■ **THE EXERCISE**: Transcribe the listing that follows in full, omitting pictures.

■ **COLLECTED DATA**:
------------------------------------------------
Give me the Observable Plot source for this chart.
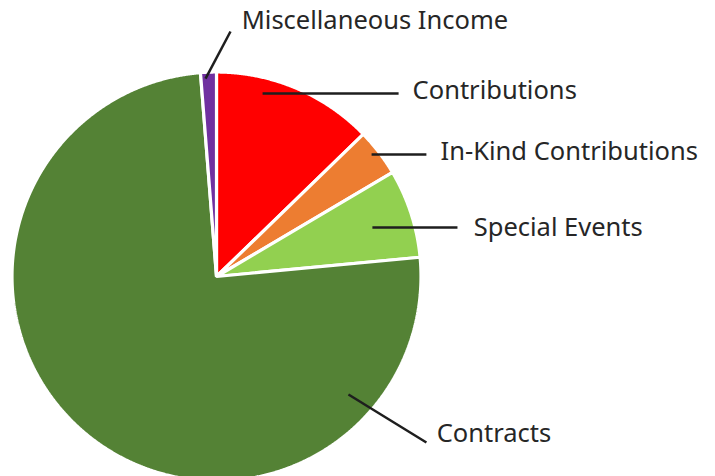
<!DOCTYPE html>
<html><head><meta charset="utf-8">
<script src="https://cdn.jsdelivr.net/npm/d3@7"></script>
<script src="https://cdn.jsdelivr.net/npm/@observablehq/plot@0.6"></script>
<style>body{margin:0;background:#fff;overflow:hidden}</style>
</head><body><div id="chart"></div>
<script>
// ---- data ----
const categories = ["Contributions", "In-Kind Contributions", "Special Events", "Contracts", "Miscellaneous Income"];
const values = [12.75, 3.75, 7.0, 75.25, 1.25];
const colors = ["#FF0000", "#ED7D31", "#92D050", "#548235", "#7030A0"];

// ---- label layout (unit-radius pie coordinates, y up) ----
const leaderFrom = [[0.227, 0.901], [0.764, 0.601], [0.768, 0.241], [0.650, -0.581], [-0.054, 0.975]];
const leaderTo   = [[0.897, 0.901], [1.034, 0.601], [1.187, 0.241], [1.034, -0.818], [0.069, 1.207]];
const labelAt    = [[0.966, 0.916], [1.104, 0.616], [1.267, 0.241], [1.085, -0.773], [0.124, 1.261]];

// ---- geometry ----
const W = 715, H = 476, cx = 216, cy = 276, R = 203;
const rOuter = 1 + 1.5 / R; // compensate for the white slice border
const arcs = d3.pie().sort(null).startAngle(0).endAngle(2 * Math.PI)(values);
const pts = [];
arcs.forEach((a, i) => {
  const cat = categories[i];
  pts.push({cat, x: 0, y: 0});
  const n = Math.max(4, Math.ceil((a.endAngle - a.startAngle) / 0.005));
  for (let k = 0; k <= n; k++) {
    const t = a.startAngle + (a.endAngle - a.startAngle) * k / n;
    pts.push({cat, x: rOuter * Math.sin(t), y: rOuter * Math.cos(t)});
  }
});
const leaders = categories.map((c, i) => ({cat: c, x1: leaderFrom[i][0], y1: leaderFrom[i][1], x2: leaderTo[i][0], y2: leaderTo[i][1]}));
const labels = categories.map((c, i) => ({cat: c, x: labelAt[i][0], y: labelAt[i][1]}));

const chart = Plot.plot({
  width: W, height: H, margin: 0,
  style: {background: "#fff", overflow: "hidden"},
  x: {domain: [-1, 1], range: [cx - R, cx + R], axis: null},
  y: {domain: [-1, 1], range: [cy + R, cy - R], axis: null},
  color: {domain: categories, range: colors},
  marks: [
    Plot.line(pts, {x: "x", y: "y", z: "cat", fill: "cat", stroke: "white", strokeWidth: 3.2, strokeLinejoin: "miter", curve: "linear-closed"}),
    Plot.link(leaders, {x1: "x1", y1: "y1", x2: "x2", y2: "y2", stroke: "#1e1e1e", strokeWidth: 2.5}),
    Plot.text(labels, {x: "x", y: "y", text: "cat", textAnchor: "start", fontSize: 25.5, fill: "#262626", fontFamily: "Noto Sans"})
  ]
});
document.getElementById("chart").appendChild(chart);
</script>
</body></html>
------------------------------------------------
■ **ANSWER TO THE EXERCISE**:
Give me the Observable Plot source for this chart.
<!DOCTYPE html>
<html><head><meta charset="utf-8">
<script src="https://cdn.jsdelivr.net/npm/d3@7"></script>
<script src="https://cdn.jsdelivr.net/npm/@observablehq/plot@0.6"></script>
<style>body{margin:0;background:#fff;overflow:hidden}</style>
</head><body><div id="chart"></div>
<script>
// ---- data ----
const categories = ["Contributions", "In-Kind Contributions", "Special Events", "Contracts", "Miscellaneous Income"];
const values = [12.75, 3.75, 7.0, 75.25, 1.25];
const colors = ["#FF0000", "#ED7D31", "#92D050", "#548235", "#7030A0"];

// ---- label layout (unit-radius pie coordinates, y up) ----
const leaderFrom = [[0.227, 0.901], [0.764, 0.601], [0.768, 0.241], [0.650, -0.581], [-0.054, 0.975]];
const leaderTo   = [[0.897, 0.901], [1.034, 0.601], [1.187, 0.241], [1.034, -0.818], [0.069, 1.207]];
const labelAt    = [[0.966, 0.916], [1.104, 0.616], [1.267, 0.241], [1.085, -0.773], [0.124, 1.261]];

// ---- geometry ----
const W = 715, H = 476, cx = 216, cy = 276, R = 203;
const rOuter = 1 + 1.5 / R; // compensate for the white slice border
const arcs = d3.pie().sort(null).startAngle(0).endAngle(2 * Math.PI)(values);
const pts = [];
arcs.forEach((a, i) => {
  const cat = categories[i];
  pts.push({cat, x: 0, y: 0});
  const n = Math.max(4, Math.ceil((a.endAngle - a.startAngle) / 0.005));
  for (let k = 0; k <= n; k++) {
    const t = a.startAngle + (a.endAngle - a.startAngle) * k / n;
    pts.push({cat, x: rOuter * Math.sin(t), y: rOuter * Math.cos(t)});
  }
});
const leaders = categories.map((c, i) => ({cat: c, x1: leaderFrom[i][0], y1: leaderFrom[i][1], x2: leaderTo[i][0], y2: leaderTo[i][1]}));
const labels = categories.map((c, i) => ({cat: c, x: labelAt[i][0], y: labelAt[i][1]}));

const chart = Plot.plot({
  width: W, height: H, margin: 0,
  style: {background: "#fff", overflow: "hidden"},
  x: {domain: [-1, 1], range: [cx - R, cx + R], axis: null},
  y: {domain: [-1, 1], range: [cy + R, cy - R], axis: null},
  color: {domain: categories, range: colors},
  marks: [
    Plot.line(pts, {x: "x", y: "y", z: "cat", fill: "cat", stroke: "white", strokeWidth: 3.2, strokeLinejoin: "miter", curve: "linear-closed"}),
    Plot.link(leaders, {x1: "x1", y1: "y1", x2: "x2", y2: "y2", stroke: "#1e1e1e", strokeWidth: 2.5}),
    Plot.text(labels, {x: "x", y: "y", text: "cat", textAnchor: "start", fontSize: 25.5, fill: "#262626", fontFamily: "Noto Sans"})
  ]
});
document.getElementById("chart").appendChild(chart);
</script>
</body></html>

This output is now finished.